Ein Retro Rennrad fährt härter und direkter
Im Vergleich zu einem Hollandrad oder Stadtfahrrad fährt sich ein Rennrad härter und direkter. So kannst du am Rennlenker gleich mehrere Haltungen und Griffpositionen einnehmen. Zum Schalten musst du mit den Händen die entsprechenden Hebel am Unterrohr bedienen.
Auch an die Hakenpedale mit Riemchen musst du dich gewöhnen. Denn willst du stilecht fahren, benutzt du zeitgenössische Pedale. Die haben für die Fußspitze eine Art Korb, den du mit einem Riemchen zuziehen kannst.
Doch sei dir darüber bewusst, aus denen kommst du nicht so schnell heraus wie aus heutigen Klickpedalen, falls es zu einem Sturz kommt. Allerdings lassen sich alternativ auch alle erdenklich anderen Pedale, etwa auch Plattformpedale, anschrauben. Das ist dann zwar nicht mehr stilecht, aber im Stadtalltag unproblematischer.
Fazit
In Punkto Komfort werden Stahlräder unterschätzt. Sie dämpfen die Fahrbahnunebenheiten ganz anders als Carbon-Räder. Denn richtig gutes Material war auch schon früher ausgereift. Zeiten werden bei Retro-Rennen keine gemessen, sportlich sind die Veranstaltungen aber trotzdem.
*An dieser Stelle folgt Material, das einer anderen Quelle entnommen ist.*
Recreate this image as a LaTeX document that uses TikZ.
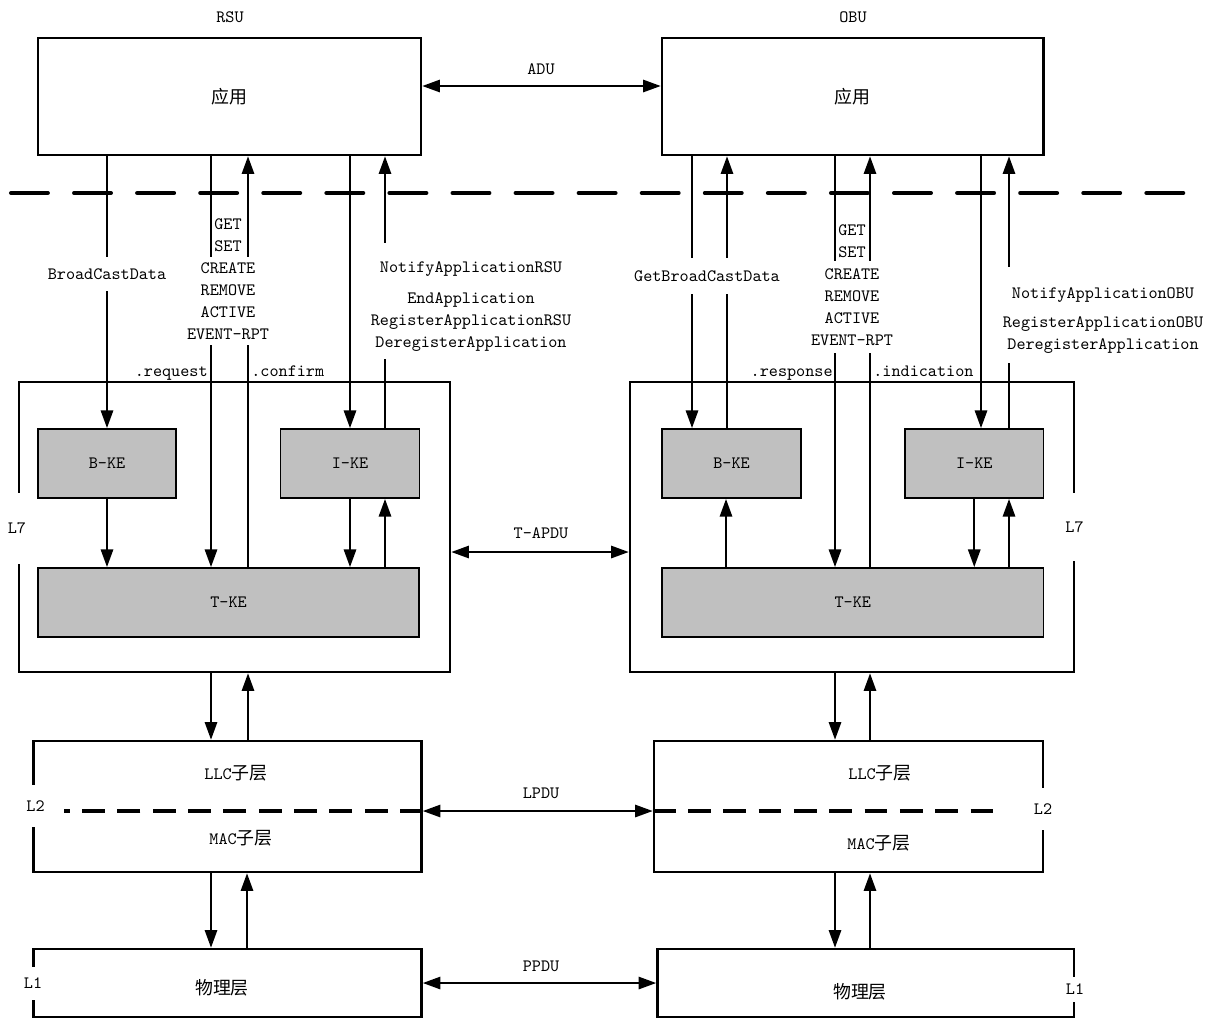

Und obwohl es immer Menschen gibt, die auch ohne Pokal als erste im Ziel sein wollen, sind diese Rennen, neben der sportlichen Herausforderung allem eine Ode an das Lebensgefühl.
Wer kein Schrauber ist und auch keine Lust hat, nach Retro Rennrädern zu suchen, kann sie seit einiger Zeit sogar wieder neu kaufen. So verschieden die Räder und ihre Besitzer auch sein mögen, in einem sind sich alle Stahl-Freunde einig: Über Stil lässt sich nicht streiten.